Lab: Azure Data Factory and Synapse Analytics
Developing batch processing solutions by using Data Factory, Data Lake, Spark, Azure Synapse Pipelines, PolyBase, and Azure Databricks
A batch processing solution typically consists of five major components:
- Storage systems such as Azure Blob storage, ADLS Gen2, HDFS, or similar
- Transformation/batch processing systems such as Spark, SQL, or Hive (via Azure HDInsight)
- Analytical data stores such as Synapse Dedicated SQL pool, Cosmos DB, and HBase (via Azure HDInsight)
- Orchestration systems such as ADF and Oozie (via Azure HDInsight)
- Business Intelligence (BI) reporting systems such as Power BI
Let's assume that we are continuously getting trip data from different regions (zip codes), which is stored in Azure Blob storage, and the trip fares are stored in an Azure SQL Server. We have a requirement to merge these two datasets and generate daily revenue reports for each region.
In order to take care of this requirement, we can build a pipeline as shown in the following diagram:
The preceding pipeline, when translated into an ADF pipeline, would look like the following figure:
As you can see, the pipeline has four stages:
- Data ingestion: The first two stages, FetchTripsFrmBlob and FetchFaresFrmSQL get the data into the data lake.
- Data cleansing: The DataCleansing stage in the diagram cleans up the data.
- Transformation: The Spark Notebook Transform stage in the diagram transforms the data.
- Loading into an analytical database: The PolyBaseCopySQLDW stage to copies the data into a Synapse SQL pool.
The last stage would be BI tools reading from the analytical database and generating reports (which is not shown in the diagram as that is not an ADF activity).
Storage
Let's consider ADLS Gen2 as our data lake storage. We can create the following folder structure to handle our batch pipeline:
- The raw trips data can be stored here:
iac/raw/trips/2022/01/01
- The cleaned-up data can be copied over to the transform/in folder:
iac/transform/in/2022/01/01
- The output of the transformed data can move into the transform/out folder:
iac/transform/out/2022/01/01
- Finally, we can import the data from transform/out into Synapse SQL Dedicated pool using PolyBase.
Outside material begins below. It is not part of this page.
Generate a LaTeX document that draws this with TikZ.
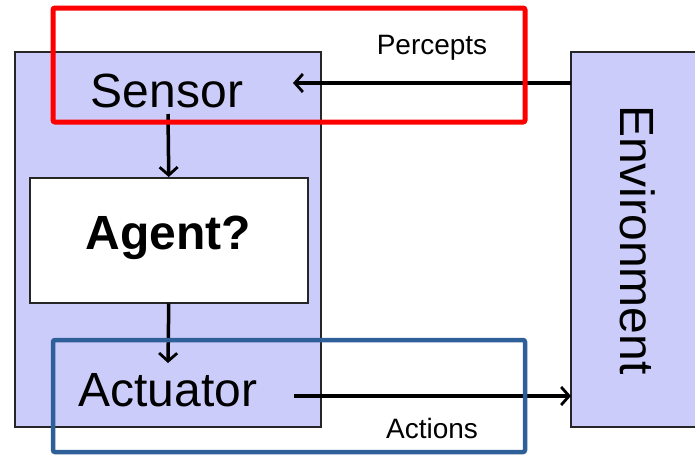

Note that tools such as ADF and PolyBase also provide the ability to directly move data between Spark and Synapse SQL Dedicated pool. You can choose this direct approach instead of storing the intermediate data in the data lake if that works better for you in terms of performance and cost. But in most data lakes, more than one tool might access the intermediate data from the data lake and it will be useful to keep historical datasets for future analysis. Hence it might make sense to keep a copy in the data lake also.
Transform
You can find the code (scala script as well as dbc file, that can be imported in databricks) in the assets folder. That data that is produced by this notebook can also be found in the data folder. I used AzCopy to download it from the ADLS2 container.
AzCopy command:
AzCopy copy 'https://sparshstorage1.blob.core.windows.net/databricks/dailytrips' './data/' --recursive
Configuring an ADB notebook activity in ADF:
From the Azure Data Factory Activities tab, choose Notebook under Databricks and add it to the pipeline by dragging the icon into the worksheet area as shown in the following screenshot.
You have to link this Notebook activity to the notebook that you created in the previous step. In order to link the notebook, you will have to first get the access token from Azure Databricks. You can generate the access token from the Azure Databricks portal from the User Settings tab. Click on the Generate New Token button to create a new access token.
Now, link the previously created ADB notebook using a linked service. You will have to fill in Databricks Workspace URL, the Access token field – with the access token, and select whether you want to spin up a New job cluster or point to an Existing interactive cluster, and so on.
Once you have created the linked service and entered those details into the ADF notebook activity, your sample transformation stage will be complete.
Creating data pipelines
You can create a pipeline from the Pipeline tab of Azure Data Factory. All you need to do is to select the activities for your pipeline from the Activities tab and click and drag it into the canvas. You can link the activities using the green box (on the right side of each activity) and chain the blocks together either sequentially or parallelly to derive the required output. The following screenshot shows an example.
Once you have the pipeline stitched together, you can trigger it using the Add trigger button. The trigger could be one-time, event-based, or recurring. I hope you now have an understanding of how to create and publish an end-to-end batch pipeline.